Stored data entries
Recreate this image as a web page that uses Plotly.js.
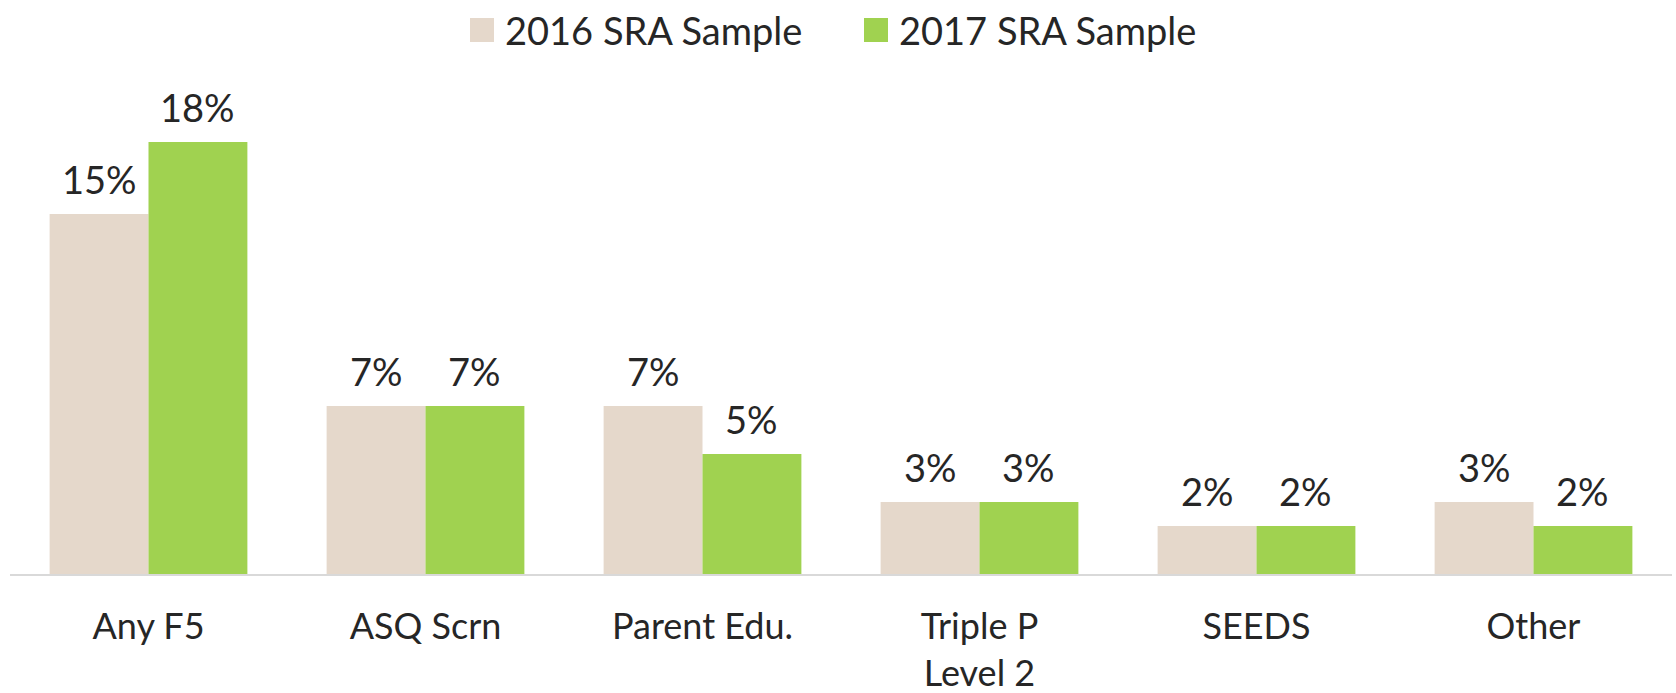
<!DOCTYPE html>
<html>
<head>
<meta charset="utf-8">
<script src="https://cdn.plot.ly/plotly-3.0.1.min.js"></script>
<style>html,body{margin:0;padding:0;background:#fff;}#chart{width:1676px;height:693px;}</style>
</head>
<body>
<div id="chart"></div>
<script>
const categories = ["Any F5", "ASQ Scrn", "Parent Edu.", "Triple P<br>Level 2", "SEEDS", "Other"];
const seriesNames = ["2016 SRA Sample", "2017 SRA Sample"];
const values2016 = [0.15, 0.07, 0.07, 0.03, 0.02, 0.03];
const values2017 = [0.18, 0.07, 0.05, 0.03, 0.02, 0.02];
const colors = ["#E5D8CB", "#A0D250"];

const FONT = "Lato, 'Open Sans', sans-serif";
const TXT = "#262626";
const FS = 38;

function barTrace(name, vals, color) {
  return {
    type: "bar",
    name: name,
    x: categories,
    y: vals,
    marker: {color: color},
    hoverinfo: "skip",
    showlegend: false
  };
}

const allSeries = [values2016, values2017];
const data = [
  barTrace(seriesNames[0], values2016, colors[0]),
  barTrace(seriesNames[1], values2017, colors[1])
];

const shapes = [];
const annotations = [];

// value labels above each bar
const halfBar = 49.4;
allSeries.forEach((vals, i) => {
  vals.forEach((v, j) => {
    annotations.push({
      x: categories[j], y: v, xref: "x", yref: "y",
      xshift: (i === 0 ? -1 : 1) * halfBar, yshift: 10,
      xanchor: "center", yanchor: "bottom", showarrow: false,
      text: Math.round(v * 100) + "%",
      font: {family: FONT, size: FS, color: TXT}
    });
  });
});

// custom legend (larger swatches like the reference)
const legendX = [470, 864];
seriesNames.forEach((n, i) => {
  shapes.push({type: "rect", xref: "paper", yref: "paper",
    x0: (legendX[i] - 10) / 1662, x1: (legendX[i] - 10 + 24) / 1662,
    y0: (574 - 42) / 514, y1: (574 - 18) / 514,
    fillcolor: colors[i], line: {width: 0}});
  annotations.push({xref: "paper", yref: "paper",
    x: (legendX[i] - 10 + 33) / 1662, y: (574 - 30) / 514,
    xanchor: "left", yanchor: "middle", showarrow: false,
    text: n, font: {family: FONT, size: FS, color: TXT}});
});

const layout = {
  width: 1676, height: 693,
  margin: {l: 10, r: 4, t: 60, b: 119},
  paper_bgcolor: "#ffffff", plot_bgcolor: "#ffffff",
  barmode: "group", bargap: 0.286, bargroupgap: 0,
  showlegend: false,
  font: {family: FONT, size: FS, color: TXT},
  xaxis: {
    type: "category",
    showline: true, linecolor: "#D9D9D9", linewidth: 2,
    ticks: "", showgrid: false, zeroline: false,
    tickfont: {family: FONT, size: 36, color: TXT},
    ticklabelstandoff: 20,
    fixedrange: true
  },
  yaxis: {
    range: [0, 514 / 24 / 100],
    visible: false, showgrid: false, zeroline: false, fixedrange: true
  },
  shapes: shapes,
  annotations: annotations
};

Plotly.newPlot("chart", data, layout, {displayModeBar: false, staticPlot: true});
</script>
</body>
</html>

---

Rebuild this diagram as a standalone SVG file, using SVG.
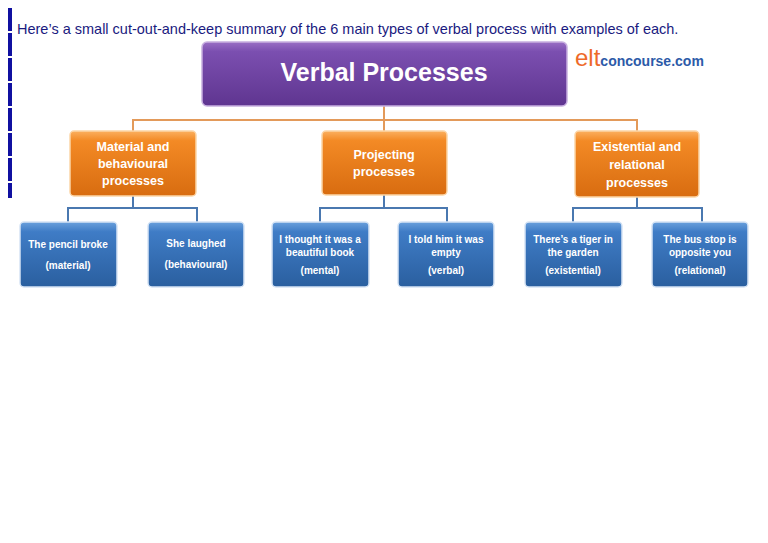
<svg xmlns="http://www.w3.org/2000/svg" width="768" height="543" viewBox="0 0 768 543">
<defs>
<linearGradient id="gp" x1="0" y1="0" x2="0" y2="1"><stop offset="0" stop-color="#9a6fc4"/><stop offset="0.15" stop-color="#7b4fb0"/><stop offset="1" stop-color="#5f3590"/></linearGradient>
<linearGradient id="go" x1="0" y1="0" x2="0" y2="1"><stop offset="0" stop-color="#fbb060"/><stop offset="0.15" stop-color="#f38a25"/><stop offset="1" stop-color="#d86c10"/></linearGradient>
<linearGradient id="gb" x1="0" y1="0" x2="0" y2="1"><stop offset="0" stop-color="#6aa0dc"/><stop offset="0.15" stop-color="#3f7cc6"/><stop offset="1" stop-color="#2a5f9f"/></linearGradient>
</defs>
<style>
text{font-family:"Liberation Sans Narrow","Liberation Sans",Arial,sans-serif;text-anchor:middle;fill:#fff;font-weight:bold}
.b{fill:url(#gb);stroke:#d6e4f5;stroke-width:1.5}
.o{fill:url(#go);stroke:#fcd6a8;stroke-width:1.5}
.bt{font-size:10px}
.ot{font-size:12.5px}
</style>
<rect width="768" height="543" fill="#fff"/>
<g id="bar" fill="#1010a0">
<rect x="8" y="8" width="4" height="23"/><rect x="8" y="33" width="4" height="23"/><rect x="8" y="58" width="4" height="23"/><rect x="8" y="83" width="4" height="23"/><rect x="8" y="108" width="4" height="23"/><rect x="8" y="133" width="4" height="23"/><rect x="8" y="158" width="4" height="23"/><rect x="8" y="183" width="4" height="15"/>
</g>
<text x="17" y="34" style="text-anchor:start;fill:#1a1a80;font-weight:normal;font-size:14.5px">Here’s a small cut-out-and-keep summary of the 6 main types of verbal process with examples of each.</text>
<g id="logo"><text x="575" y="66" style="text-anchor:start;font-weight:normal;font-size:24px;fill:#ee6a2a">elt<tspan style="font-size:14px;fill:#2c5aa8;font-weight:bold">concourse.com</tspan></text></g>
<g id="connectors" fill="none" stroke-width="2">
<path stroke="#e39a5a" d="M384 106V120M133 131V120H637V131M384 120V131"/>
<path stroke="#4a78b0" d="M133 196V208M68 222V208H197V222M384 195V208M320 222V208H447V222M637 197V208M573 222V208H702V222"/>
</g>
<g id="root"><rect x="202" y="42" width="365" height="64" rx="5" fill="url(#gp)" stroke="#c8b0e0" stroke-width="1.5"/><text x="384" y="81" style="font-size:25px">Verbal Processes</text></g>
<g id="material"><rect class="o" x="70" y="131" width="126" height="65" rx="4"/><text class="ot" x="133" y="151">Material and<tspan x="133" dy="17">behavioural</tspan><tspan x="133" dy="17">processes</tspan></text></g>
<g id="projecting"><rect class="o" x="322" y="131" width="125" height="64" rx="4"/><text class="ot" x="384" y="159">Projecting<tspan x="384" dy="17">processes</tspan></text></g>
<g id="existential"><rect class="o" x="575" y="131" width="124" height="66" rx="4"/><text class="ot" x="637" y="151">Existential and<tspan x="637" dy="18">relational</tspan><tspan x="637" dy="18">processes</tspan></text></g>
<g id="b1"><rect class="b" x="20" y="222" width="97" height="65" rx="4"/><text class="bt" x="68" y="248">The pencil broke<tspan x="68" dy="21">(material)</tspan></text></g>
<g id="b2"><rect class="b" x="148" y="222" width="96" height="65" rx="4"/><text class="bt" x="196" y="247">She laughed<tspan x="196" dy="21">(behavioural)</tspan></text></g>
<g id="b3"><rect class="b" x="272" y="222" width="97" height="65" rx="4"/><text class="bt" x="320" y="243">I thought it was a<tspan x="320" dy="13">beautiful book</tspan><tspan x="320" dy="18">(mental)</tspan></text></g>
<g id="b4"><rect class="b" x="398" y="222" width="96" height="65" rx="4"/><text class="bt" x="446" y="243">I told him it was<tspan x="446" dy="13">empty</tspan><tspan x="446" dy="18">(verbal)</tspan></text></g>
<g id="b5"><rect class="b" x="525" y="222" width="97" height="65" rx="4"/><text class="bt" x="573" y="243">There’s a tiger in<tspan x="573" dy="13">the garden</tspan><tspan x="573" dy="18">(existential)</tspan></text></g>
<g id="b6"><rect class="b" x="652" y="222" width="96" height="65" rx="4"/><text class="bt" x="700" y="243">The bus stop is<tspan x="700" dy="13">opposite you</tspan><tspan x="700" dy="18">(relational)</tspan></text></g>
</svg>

→ **Task details**
Set down, word for word, the lines from the one holding "Recreate this image" through the one holding "const annotations = [];". Skip the pictures.

→ **Task response**
Recreate this image as a web page that uses Plotly.js.
<!DOCTYPE html>
<html>
<head>
<meta charset="utf-8">
<script src="https://cdn.plot.ly/plotly-3.0.1.min.js"></script>
<style>html,body{margin:0;padding:0;background:#fff;}#chart{width:1676px;height:693px;}</style>
</head>
<body>
<div id="chart"></div>
<script>
const categories = ["Any F5", "ASQ Scrn", "Parent Edu.", "Triple P<br>Level 2", "SEEDS", "Other"];
const seriesNames = ["2016 SRA Sample", "2017 SRA Sample"];
const values2016 = [0.15, 0.07, 0.07, 0.03, 0.02, 0.03];
const values2017 = [0.18, 0.07, 0.05, 0.03, 0.02, 0.02];
const colors = ["#E5D8CB", "#A0D250"];

const FONT = "Lato, 'Open Sans', sans-serif";
const TXT = "#262626";
const FS = 38;

function barTrace(name, vals, color) {
  return {
    type: "bar",
    name: name,
    x: categories,
    y: vals,
    marker: {color: color},
    hoverinfo: "skip",
    showlegend: false
  };
}

const allSeries = [values2016, values2017];
const data = [
  barTrace(seriesNames[0], values2016, colors[0]),
  barTrace(seriesNames[1], values2017, colors[1])
];

const shapes = [];
const annotations = [];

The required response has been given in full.